The arrival of behemoths like Cisco
Systems (CSCO) into the Internet firewall market could threaten smaller software players in that niche, a new study from International Data Corporation warns.
"Cisco represents the first entrant from one of three potential camps of 'barbarians,' or vendors from outside the firewall market, that could wreak havoc in the firewall business,"
states the report, Worldwide Firewall Market: 1996-2001, authored by analyst Ted Julian.
Other potential new competitors include network operating systems vendors, management software makers, and hardware manufacturers.
Two recent developments underscore the trend of bigger players getting involved. Cisco recently paid $40 million for low-end firewall software from Global Internet.Com to
round out Cisco's line.
And Microsoft (MSFT) has hinted that it will build more firewall features into the 2.0 version of its Proxy Server, which goes into beta this month.
In response, firewall vendors Trusted
Information Systems (TISX) and Network-1 Software and
Technology have announced alliances with Microsoft.
Cisco entered the firewall business last year and quickly grabbed the second-largest market share, 8 percent, behind Check Point Software Technologies (CHKPF), which holds a commanding 35 percent market share.
Tied with Cisco for second place at 8 percent is Trusted Information Systems (TISX).
Fourth in market share was Raptor
Systems (RAPT) with 7 percent, followed by Secure Computing (SCUR) at 5 percent, IBM (IBM) with 3 percent, and the remaining 34 percent split among various other companies.

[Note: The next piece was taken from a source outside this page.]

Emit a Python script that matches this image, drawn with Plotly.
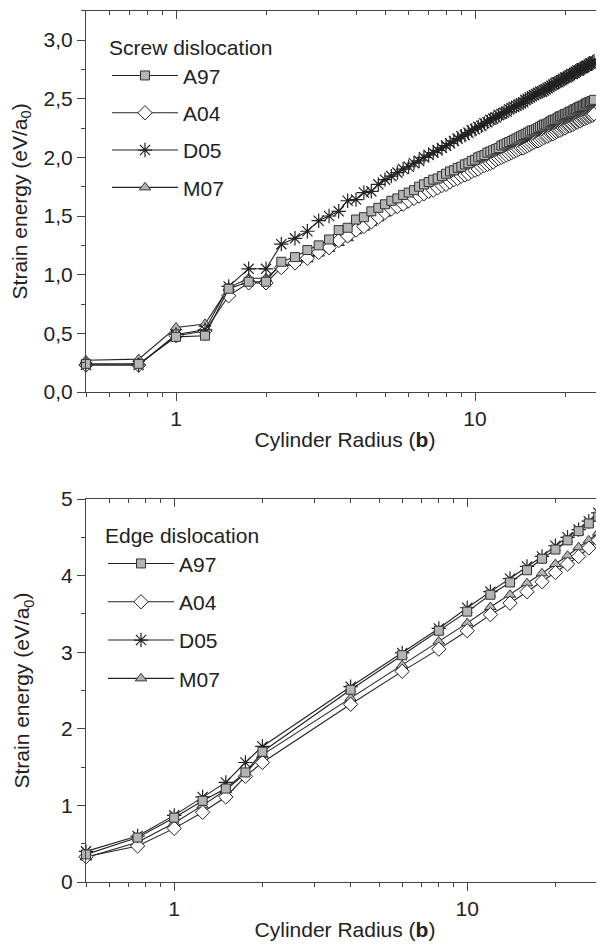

In other findings on the firewall market in 1996, IDC reported that:
36,610 units were sold, a jump of 266 percent over 1995. It predicts 1.12 million firewalls will be sold in the year 2001. However, IDC expects the growth rate to slow over the next five years.
Prices for firewall software fell dramatically, from an average of $16,000 in 1995 to $6,000 in 1996. Competition was one factor, but several vendors stopped bundling firewall software with a PC or workstation last year, leading to the decline. By the year 2000, IDC expects the average price to stabilize
1996 firewall revenues reached $220 million, up
about 37 percent from 1995.
Most firewalls were sold in the United States, but the U.S. portion of the market will decline from a high of 68 percent in 1996 to 38 percent in 2001. At 15 percent of units shipped, Western Europe was the second largest sector last year, followed by the Asia-Pacific region at 8 percent, Japan at 4 percent, and the rest of world at 5 percent.